Es una noche linda, relinda, con la lluvia vuelta gotas que brincan aquí y allá, una luz que brinda refugio y esta mesita casi a la intemperie. Es una noche alegre aunque no hay nadie que ría; no hay nadie, y a la vez están los que siempre están. Me siento bobo porque el cariño se me sale por los poros, y entonces es como si alrededor de esta mesita de madrugada estuvieran las personas que quiero tanto. Miro a la bella Nata sonreirme y me hundo en la bondad de esos ojitos cálidos y tiernos. Como te quiero vieja, como te siento tan cerca, tanto que casi puedo pasear los dedos por las arruguitas de esas manos que siempre besé. Gracias por venir, mi corazón. Mira, están mis amigos, los que se han bancado muchas tardes de café y muchas jornadas menos afortunadas, como los grandes, aguantando siempre la rabia y la tristeza, siempre colocando la mano en el hombro y celebrando las risas y los silencios. A ellos vieja, sin mentirte, les debo la vida. 
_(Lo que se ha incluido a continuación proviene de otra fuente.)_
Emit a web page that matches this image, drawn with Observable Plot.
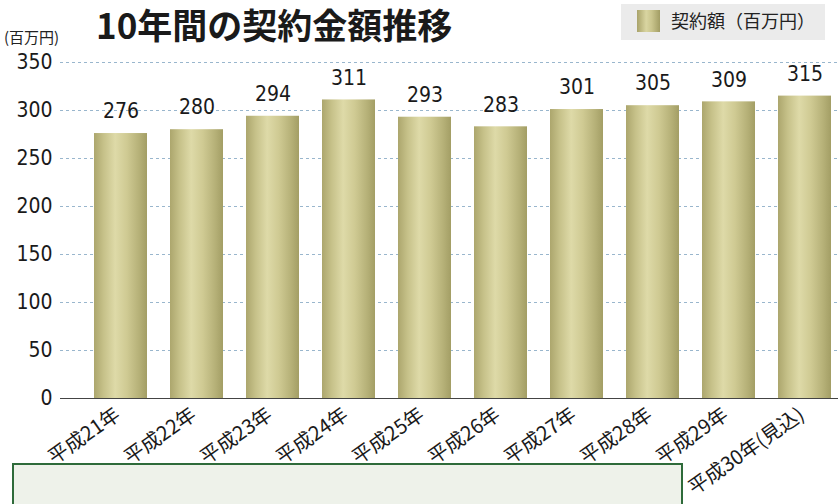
<!DOCTYPE html>
<html>
<head>
<meta charset="utf-8">
<script src="https://cdn.jsdelivr.net/npm/d3@7"></script>
<script src="https://cdn.jsdelivr.net/npm/@observablehq/plot@0.6"></script>
<style>
  html, body { margin: 0; padding: 0; background: #fff; }
  #wrap { position: relative; width: 838px; height: 504px; overflow: hidden; font-family: "Liberation Sans", "Noto Sans CJK JP", sans-serif; }
  #chart { position: absolute; left: 0; top: 0; }
  #title { position: absolute; left: 96px; top: 1px; line-height: 46px; font-family: "Noto Sans CJK JP", sans-serif; font-weight: 700; font-size: 35px; color: #1a1a1a; white-space: nowrap; }
  #unit { position: absolute; left: 4px; top: 26px; font-family: "Noto Sans CJK JP", sans-serif; font-size: 15px; color: #222; white-space: nowrap; }
  #legend { position: absolute; left: 621px; top: 4px; width: 204px; height: 36px; background: #ebebeb; }
  #legend .sw { position: absolute; left: 16px; top: 6px; width: 23px; height: 22px; background: linear-gradient(90deg, #a9a36a 0%, #d9d5a1 40%, #c9c48c 65%, #a29d64 100%); }
  #legend .lt { position: absolute; left: 50px; top: 3px; font-family: "Noto Sans CJK JP", sans-serif; font-size: 18px; color: #222; white-space: nowrap; }
  #note { position: absolute; left: 12px; top: 463px; width: 667px; height: 60px; border: 2px solid #2e6b3a; background: #eef2ea; }
</style>
</head>
<body>
<div id="wrap">
  <div id="note"></div>
  <div id="chart"></div>
  <div id="title">10年間の契約金額推移</div>
  <div id="unit">(百万円)</div>
  <div id="legend"><div class="sw"></div><div class="lt">契約額（百万円）</div></div>
</div>
<script>
const categories = ["平成21年","平成22年","平成23年","平成24年","平成25年","平成26年","平成27年","平成28年","平成29年","平成30年(見込)"];
const values = [276, 280, 294, 311, 293, 283, 301, 305, 309, 315];
const yTicks = [0, 50, 100, 150, 200, 250, 300, 350];
const gridTicks = [50, 100, 150, 200, 250, 300, 350];

const data = categories.map((c, i) => ({year: c, value: values[i]}));
const numFont = "'Liberation Sans Narrow', 'DejaVu Sans Condensed', 'Liberation Sans', sans-serif";

const chart = Plot.plot({
  width: 838,
  height: 462,
  marginLeft: 60,
  marginRight: 0,
  marginTop: 62,
  marginBottom: 64,
  style: { fontFamily: numFont, background: "transparent", overflow: "visible" },
  x: { domain: categories, range: [82, 844], paddingInner: 0.3, paddingOuter: 0.15, label: null },
  y: { domain: [0, 350], range: [398, 62], label: null },
  marks: [
    Plot.gridY(gridTicks, { stroke: "#7fa3c0", strokeOpacity: 1, strokeDasharray: "3,3", strokeWidth: 0.8 }),
    Plot.barY(data, { x: "year", y: "value", fill: "url(#barGrad)" }),
    Plot.ruleY([0], { stroke: "#444", strokeWidth: 1.2 }),
    Plot.text(data, { x: "year", y: "value", text: d => String(d.value), dy: -22, fontSize: 21, fill: "#1a1a1a", fontFamily: numFont }),
    Plot.axisY(yTicks, { tickSize: 0, tickPadding: 8, fontSize: 21, fill: "#1a1a1a", fontFamily: numFont }),
    Plot.axisX({ tickSize: 0, tickPadding: 14, dx: -3, tickRotate: -35, fontSize: 20, fill: "#1a1a1a", fontFamily: "'Noto Sans CJK JP', sans-serif" })
  ]
});

const svg = d3.select(chart);
const defs = svg.insert("defs", ":first-child");
const g = defs.append("linearGradient").attr("id", "barGrad").attr("x1", "0").attr("x2", "1").attr("y1", "0").attr("y2", "0");
[["0%", "#aca66d"], ["18%", "#c6c189"], ["40%", "#dedaa8"], ["62%", "#cfca93"], ["85%", "#b6b178"], ["100%", "#a39e65"]]
  .forEach(([o, c]) => g.append("stop").attr("offset", o).attr("stop-color", c));

document.getElementById("chart").appendChild(chart);
</script>
</body>
</html>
Todos te echamos de menos, los que conociste y los que, por las prisas del viaje, no pude darme el gusto de presentarte, pero que han escuchado tanto de lo bella que eres que te quieren igual. A ella le conoces de siempre, porque nuestra amistad es vieja y fuerte como los árboles de grandes sombras. A ella le dijiste que niña tan linda cuando le conociste, y mira, ellos son mis carnales, unos chairos que me encontré en Tlacotalpan y que no te quisieron despertar aquella noche. Su cariño es de las cosas más grandes que me han pasado en la vida, y seguro has visto lo que han hecho por mí. ¿Los otros dos pelotudos? andan por ahí, hace rato que no les veo, pero ahí siguen los chavales, echándote de menos. ¿Los demás? y no sé vieja, andarán caminando por senderos que les llevaron lejos, tu sabes cómo es esto, pero igual te mandan saludos. Ahora vieja date la vueltita por casa y dale un beso a los demás, que no me perdonarían si se enteraran que has pasado a saludarme. Asómate un poco a sus sueños para que veas que siempre te sueñan en cosas bonitas. Les harás tan felices.
Gracias por venir vieja, me has inundado el corazón de caricias y de flores. Abraza a la Negra y a la abuela Manuela y ven siempre que puedas, que siempre tengo un beso que te está esperando. Siempre.